* [What to do]
Quote all of the data that follows exactly as written, skipping the images.

* [Data block]
====================
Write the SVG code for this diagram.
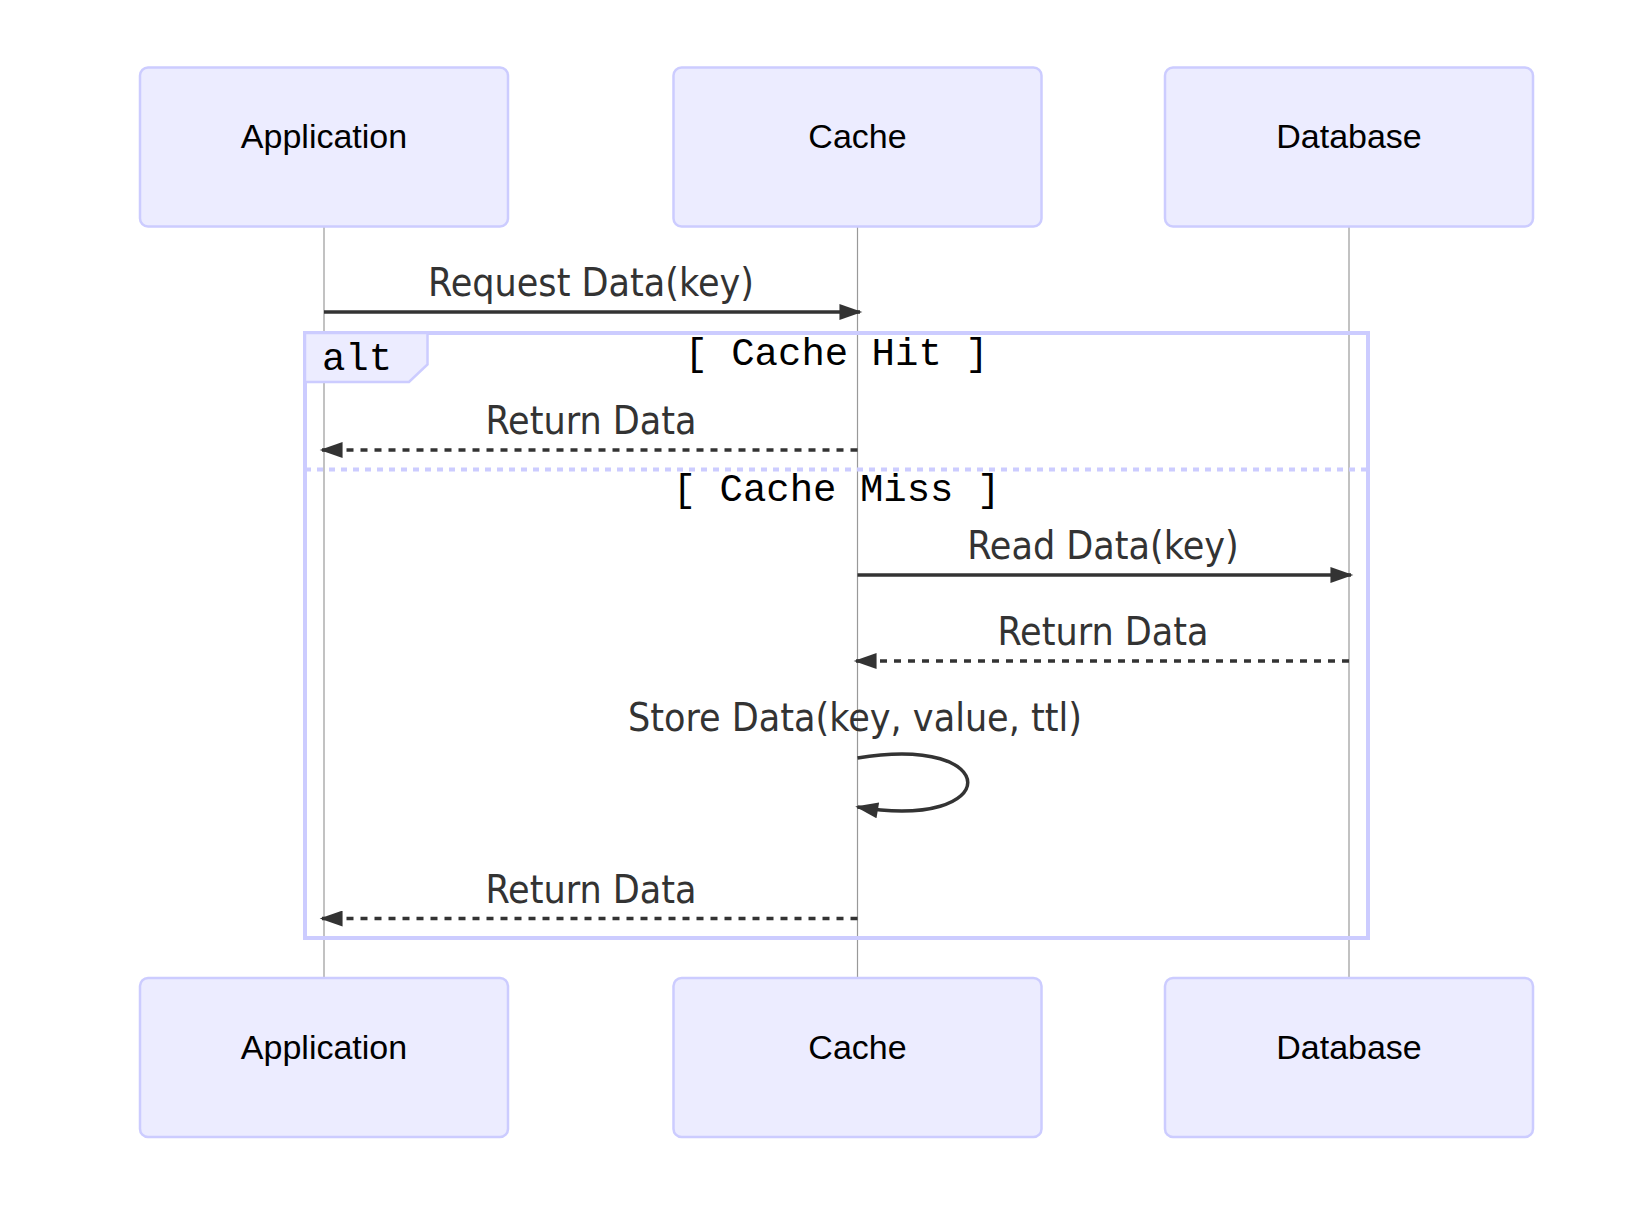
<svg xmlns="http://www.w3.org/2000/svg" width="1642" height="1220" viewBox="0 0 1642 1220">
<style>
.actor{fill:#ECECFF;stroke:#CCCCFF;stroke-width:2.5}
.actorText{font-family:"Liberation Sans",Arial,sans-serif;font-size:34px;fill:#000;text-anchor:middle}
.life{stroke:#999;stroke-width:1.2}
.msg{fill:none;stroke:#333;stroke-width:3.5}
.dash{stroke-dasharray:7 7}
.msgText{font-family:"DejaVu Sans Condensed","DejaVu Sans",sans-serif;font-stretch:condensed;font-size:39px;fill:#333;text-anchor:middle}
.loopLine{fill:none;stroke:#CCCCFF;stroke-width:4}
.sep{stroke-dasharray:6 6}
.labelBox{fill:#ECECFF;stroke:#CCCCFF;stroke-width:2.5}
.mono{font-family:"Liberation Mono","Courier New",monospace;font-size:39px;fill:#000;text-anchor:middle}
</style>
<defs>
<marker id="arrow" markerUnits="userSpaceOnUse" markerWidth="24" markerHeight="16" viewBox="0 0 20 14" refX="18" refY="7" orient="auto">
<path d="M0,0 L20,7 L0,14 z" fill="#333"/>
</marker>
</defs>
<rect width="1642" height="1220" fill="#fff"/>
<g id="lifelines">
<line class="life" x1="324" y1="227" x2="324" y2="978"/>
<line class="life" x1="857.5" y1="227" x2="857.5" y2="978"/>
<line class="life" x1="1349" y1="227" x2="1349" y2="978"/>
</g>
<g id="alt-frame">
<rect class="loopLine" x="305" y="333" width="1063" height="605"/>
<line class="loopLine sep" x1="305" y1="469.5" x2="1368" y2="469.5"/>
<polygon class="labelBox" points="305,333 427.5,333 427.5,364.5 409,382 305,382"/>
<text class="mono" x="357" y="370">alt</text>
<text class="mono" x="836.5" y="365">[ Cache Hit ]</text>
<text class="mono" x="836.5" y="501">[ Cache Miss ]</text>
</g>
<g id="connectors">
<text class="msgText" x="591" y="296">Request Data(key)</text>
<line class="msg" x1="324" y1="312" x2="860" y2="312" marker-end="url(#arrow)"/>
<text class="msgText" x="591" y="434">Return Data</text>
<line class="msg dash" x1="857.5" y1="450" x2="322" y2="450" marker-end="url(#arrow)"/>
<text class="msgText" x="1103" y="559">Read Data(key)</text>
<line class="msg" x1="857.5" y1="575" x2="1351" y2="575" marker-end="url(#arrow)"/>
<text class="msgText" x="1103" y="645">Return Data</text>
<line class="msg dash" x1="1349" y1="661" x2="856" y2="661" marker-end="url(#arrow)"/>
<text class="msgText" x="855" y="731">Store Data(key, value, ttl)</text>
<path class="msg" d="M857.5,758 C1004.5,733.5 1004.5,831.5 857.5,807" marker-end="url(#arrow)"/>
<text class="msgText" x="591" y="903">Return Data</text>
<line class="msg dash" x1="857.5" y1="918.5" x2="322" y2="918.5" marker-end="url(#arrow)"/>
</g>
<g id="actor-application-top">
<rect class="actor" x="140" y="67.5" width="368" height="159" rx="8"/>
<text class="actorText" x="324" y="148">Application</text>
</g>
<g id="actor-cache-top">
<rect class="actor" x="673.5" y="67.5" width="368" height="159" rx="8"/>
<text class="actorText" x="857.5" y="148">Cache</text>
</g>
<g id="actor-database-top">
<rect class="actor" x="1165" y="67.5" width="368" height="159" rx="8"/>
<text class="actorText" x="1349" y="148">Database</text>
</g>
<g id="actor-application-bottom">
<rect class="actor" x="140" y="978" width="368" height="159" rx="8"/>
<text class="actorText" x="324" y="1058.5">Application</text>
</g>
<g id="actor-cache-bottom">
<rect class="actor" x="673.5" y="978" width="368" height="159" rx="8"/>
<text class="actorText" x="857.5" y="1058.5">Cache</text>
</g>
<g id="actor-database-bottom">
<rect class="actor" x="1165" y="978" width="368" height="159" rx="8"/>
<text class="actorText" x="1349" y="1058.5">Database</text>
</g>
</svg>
====================
* [Response below]
Write the SVG code for this diagram.
<svg xmlns="http://www.w3.org/2000/svg" width="1642" height="1220" viewBox="0 0 1642 1220">
<style>
.actor{fill:#ECECFF;stroke:#CCCCFF;stroke-width:2.5}
.actorText{font-family:"Liberation Sans",Arial,sans-serif;font-size:34px;fill:#000;text-anchor:middle}
.life{stroke:#999;stroke-width:1.2}
.msg{fill:none;stroke:#333;stroke-width:3.5}
.dash{stroke-dasharray:7 7}
.msgText{font-family:"DejaVu Sans Condensed","DejaVu Sans",sans-serif;font-stretch:condensed;font-size:39px;fill:#333;text-anchor:middle}
.loopLine{fill:none;stroke:#CCCCFF;stroke-width:4}
.sep{stroke-dasharray:6 6}
.labelBox{fill:#ECECFF;stroke:#CCCCFF;stroke-width:2.5}
.mono{font-family:"Liberation Mono","Courier New",monospace;font-size:39px;fill:#000;text-anchor:middle}
</style>
<defs>
<marker id="arrow" markerUnits="userSpaceOnUse" markerWidth="24" markerHeight="16" viewBox="0 0 20 14" refX="18" refY="7" orient="auto">
<path d="M0,0 L20,7 L0,14 z" fill="#333"/>
</marker>
</defs>
<rect width="1642" height="1220" fill="#fff"/>
<g id="lifelines">
<line class="life" x1="324" y1="227" x2="324" y2="978"/>
<line class="life" x1="857.5" y1="227" x2="857.5" y2="978"/>
<line class="life" x1="1349" y1="227" x2="1349" y2="978"/>
</g>
<g id="alt-frame">
<rect class="loopLine" x="305" y="333" width="1063" height="605"/>
<line class="loopLine sep" x1="305" y1="469.5" x2="1368" y2="469.5"/>
<polygon class="labelBox" points="305,333 427.5,333 427.5,364.5 409,382 305,382"/>
<text class="mono" x="357" y="370">alt</text>
<text class="mono" x="836.5" y="365">[ Cache Hit ]</text>
<text class="mono" x="836.5" y="501">[ Cache Miss ]</text>
</g>
<g id="connectors">
<text class="msgText" x="591" y="296">Request Data(key)</text>
<line class="msg" x1="324" y1="312" x2="860" y2="312" marker-end="url(#arrow)"/>
<text class="msgText" x="591" y="434">Return Data</text>
<line class="msg dash" x1="857.5" y1="450" x2="322" y2="450" marker-end="url(#arrow)"/>
<text class="msgText" x="1103" y="559">Read Data(key)</text>
<line class="msg" x1="857.5" y1="575" x2="1351" y2="575" marker-end="url(#arrow)"/>
<text class="msgText" x="1103" y="645">Return Data</text>
<line class="msg dash" x1="1349" y1="661" x2="856" y2="661" marker-end="url(#arrow)"/>
<text class="msgText" x="855" y="731">Store Data(key, value, ttl)</text>
<path class="msg" d="M857.5,758 C1004.5,733.5 1004.5,831.5 857.5,807" marker-end="url(#arrow)"/>
<text class="msgText" x="591" y="903">Return Data</text>
<line class="msg dash" x1="857.5" y1="918.5" x2="322" y2="918.5" marker-end="url(#arrow)"/>
</g>
<g id="actor-application-top">
<rect class="actor" x="140" y="67.5" width="368" height="159" rx="8"/>
<text class="actorText" x="324" y="148">Application</text>
</g>
<g id="actor-cache-top">
<rect class="actor" x="673.5" y="67.5" width="368" height="159" rx="8"/>
<text class="actorText" x="857.5" y="148">Cache</text>
</g>
<g id="actor-database-top">
<rect class="actor" x="1165" y="67.5" width="368" height="159" rx="8"/>
<text class="actorText" x="1349" y="148">Database</text>
</g>
<g id="actor-application-bottom">
<rect class="actor" x="140" y="978" width="368" height="159" rx="8"/>
<text class="actorText" x="324" y="1058.5">Application</text>
</g>
<g id="actor-cache-bottom">
<rect class="actor" x="673.5" y="978" width="368" height="159" rx="8"/>
<text class="actorText" x="857.5" y="1058.5">Cache</text>
</g>
<g id="actor-database-bottom">
<rect class="actor" x="1165" y="978" width="368" height="159" rx="8"/>
<text class="actorText" x="1349" y="1058.5">Database</text>
</g>
</svg>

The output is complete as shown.